● Directive
From the entries below, list each line with "standalone".

● Information given
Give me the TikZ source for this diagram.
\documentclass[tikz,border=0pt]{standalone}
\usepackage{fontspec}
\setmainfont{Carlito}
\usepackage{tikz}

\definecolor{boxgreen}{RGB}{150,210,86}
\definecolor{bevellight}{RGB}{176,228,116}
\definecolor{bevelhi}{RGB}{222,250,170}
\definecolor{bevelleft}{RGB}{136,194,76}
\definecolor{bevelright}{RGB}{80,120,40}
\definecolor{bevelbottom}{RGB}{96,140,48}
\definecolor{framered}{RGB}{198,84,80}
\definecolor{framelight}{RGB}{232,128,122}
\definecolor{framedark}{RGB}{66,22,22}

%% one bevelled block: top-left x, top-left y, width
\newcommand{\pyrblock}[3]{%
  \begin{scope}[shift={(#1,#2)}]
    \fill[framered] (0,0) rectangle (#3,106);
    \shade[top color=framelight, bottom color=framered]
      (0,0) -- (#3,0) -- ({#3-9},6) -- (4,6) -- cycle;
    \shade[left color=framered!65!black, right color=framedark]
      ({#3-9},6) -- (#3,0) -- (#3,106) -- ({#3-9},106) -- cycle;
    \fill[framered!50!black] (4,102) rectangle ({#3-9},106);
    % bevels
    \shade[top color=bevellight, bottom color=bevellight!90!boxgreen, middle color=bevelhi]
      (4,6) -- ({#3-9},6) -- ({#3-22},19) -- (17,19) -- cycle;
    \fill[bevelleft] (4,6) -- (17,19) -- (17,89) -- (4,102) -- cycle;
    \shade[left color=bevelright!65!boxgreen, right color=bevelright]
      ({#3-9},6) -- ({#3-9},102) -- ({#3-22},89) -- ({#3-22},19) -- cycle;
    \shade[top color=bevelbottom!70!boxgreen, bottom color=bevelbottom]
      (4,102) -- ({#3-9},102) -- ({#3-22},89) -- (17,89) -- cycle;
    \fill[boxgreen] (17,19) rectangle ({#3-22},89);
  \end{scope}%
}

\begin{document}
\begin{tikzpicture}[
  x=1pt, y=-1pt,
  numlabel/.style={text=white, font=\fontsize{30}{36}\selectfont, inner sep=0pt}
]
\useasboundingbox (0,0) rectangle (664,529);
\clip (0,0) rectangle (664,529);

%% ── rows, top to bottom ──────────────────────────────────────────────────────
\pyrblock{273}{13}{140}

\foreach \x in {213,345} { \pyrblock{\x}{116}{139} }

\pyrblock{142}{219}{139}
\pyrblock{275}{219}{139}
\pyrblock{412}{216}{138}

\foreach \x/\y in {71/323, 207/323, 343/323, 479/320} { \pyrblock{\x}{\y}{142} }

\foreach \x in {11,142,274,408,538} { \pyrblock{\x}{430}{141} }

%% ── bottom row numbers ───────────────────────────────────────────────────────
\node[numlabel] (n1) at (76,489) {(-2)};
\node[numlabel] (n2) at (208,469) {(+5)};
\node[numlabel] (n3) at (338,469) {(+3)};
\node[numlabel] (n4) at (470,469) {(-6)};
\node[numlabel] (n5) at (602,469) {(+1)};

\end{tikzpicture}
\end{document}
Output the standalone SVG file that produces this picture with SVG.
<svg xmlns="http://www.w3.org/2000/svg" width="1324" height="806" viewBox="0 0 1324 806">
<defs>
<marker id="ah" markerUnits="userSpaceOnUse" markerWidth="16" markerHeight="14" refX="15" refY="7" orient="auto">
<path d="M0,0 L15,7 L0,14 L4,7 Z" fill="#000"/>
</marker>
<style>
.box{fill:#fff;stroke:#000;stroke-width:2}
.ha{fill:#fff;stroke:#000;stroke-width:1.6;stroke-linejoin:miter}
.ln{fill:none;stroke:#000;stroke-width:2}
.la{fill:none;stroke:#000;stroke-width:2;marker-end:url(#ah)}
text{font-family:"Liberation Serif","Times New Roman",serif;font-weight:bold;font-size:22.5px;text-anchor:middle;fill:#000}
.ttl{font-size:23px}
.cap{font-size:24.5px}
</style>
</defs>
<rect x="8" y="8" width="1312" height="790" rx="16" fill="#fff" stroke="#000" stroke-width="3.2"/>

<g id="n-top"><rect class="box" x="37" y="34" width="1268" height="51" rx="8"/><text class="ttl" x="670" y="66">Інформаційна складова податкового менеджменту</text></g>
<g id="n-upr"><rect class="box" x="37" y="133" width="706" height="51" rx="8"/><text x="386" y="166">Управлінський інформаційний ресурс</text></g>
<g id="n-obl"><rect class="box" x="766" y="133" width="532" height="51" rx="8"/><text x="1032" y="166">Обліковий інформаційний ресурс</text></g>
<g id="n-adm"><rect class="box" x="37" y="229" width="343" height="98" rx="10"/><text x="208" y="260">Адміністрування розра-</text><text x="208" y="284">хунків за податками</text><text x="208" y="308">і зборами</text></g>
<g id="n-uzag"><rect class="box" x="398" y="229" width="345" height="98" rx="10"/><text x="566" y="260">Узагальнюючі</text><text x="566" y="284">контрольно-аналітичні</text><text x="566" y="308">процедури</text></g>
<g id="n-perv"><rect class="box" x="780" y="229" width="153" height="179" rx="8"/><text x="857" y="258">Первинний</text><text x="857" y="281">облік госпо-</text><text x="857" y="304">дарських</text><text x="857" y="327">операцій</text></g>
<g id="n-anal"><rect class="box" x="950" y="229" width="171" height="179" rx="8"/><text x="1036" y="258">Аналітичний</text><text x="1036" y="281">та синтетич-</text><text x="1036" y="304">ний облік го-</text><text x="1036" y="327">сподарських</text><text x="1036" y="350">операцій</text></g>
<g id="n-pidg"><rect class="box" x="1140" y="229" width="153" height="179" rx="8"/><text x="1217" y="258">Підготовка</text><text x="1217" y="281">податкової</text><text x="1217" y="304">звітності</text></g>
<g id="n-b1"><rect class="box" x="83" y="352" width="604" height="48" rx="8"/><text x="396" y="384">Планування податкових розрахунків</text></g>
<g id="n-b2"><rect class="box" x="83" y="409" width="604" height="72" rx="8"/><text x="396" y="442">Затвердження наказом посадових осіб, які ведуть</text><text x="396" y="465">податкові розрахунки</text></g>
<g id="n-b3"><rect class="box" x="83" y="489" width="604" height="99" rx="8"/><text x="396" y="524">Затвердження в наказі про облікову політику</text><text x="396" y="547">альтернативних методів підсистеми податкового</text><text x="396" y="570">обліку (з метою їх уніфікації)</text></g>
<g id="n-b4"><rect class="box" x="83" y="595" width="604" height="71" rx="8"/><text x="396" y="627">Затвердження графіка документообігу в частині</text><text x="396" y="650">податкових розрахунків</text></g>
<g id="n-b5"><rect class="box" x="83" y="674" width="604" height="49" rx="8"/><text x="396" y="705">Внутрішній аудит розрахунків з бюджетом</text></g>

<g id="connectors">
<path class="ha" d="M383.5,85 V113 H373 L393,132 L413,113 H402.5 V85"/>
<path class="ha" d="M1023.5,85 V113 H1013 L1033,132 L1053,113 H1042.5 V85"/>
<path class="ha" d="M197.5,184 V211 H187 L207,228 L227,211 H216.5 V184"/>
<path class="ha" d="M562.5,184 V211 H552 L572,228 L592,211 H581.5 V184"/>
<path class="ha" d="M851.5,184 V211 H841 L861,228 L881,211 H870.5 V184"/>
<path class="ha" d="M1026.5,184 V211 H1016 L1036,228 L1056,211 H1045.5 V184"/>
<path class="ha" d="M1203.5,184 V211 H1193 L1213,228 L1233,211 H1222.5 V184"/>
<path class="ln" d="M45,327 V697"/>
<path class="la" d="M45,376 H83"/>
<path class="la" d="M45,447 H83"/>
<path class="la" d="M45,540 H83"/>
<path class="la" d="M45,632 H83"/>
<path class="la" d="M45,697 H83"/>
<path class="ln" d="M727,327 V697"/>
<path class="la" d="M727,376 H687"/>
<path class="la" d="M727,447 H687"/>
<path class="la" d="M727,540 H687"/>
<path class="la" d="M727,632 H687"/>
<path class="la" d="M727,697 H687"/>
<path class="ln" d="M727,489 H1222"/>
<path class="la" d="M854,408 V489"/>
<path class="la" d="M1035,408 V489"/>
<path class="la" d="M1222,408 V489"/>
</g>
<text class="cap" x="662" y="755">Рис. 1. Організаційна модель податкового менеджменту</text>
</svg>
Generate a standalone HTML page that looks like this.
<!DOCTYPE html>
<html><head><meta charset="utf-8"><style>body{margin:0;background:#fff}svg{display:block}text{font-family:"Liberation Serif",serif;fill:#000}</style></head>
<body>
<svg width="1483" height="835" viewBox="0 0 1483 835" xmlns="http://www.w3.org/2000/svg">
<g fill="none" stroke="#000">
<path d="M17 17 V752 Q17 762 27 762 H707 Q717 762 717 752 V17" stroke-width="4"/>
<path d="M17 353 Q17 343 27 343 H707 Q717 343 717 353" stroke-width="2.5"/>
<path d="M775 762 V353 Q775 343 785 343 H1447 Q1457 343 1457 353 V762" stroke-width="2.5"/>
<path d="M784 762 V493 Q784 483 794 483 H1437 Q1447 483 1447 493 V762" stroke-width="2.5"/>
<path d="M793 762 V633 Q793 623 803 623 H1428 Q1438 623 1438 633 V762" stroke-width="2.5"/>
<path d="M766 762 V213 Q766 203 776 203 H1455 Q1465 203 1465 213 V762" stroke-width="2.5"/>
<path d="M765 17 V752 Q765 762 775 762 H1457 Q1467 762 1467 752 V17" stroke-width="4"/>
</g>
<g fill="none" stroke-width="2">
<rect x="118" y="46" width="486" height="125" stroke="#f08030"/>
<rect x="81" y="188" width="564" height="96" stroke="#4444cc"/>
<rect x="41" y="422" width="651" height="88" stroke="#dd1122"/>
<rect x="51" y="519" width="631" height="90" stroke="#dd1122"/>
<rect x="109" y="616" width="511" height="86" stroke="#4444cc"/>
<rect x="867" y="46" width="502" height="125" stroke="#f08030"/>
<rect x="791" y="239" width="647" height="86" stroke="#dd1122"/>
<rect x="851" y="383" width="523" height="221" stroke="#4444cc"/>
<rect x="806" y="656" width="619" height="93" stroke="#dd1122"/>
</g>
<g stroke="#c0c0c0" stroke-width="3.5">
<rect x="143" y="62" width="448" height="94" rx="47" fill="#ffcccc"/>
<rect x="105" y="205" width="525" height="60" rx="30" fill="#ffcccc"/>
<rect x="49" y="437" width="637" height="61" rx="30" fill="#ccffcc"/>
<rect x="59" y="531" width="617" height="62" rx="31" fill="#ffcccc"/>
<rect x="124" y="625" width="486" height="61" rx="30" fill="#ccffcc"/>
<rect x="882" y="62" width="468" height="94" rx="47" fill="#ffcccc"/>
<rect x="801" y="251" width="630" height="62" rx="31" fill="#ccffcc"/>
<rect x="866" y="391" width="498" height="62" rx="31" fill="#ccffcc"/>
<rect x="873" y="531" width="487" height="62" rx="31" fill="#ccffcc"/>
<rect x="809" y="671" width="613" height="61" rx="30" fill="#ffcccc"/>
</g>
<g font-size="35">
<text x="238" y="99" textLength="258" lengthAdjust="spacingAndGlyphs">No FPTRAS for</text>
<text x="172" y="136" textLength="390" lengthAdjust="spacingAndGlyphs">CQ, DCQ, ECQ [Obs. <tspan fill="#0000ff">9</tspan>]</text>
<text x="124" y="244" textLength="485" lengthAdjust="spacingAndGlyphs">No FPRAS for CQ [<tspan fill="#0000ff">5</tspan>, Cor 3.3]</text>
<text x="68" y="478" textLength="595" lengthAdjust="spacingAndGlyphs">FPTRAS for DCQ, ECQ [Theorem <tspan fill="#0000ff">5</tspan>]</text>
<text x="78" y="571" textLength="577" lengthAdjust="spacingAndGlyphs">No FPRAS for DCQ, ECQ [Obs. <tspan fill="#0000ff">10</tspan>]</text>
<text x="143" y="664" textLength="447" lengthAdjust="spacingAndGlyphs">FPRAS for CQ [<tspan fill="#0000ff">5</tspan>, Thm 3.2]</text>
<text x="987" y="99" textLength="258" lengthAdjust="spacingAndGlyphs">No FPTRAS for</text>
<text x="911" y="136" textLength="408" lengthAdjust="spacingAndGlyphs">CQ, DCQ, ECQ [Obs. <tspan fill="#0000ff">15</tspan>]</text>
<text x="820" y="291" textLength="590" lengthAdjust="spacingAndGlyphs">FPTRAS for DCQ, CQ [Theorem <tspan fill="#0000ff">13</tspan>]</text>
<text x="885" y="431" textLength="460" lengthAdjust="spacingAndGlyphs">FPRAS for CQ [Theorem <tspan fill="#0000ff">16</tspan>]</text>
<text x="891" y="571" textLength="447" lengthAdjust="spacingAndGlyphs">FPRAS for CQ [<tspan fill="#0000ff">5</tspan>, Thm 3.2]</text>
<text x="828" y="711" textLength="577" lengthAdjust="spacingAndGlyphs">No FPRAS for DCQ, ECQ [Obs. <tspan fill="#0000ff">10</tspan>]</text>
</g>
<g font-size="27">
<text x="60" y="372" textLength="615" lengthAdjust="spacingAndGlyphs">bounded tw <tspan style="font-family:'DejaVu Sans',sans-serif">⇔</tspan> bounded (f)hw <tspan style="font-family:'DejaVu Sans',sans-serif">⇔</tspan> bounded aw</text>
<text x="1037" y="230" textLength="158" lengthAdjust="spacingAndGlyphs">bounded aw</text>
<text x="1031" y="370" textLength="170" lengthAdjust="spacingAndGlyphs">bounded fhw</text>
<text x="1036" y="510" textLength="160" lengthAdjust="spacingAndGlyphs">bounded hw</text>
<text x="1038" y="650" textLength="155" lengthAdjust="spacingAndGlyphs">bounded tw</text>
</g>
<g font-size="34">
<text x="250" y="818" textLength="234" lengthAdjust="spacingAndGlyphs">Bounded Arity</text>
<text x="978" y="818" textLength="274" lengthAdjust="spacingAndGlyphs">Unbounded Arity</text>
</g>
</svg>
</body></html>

● Task output
\documentclass[tikz,border=0pt]{standalone}
Output the standalone SVG file that produces this picture with SVG.
Generate a standalone HTML page that looks like this.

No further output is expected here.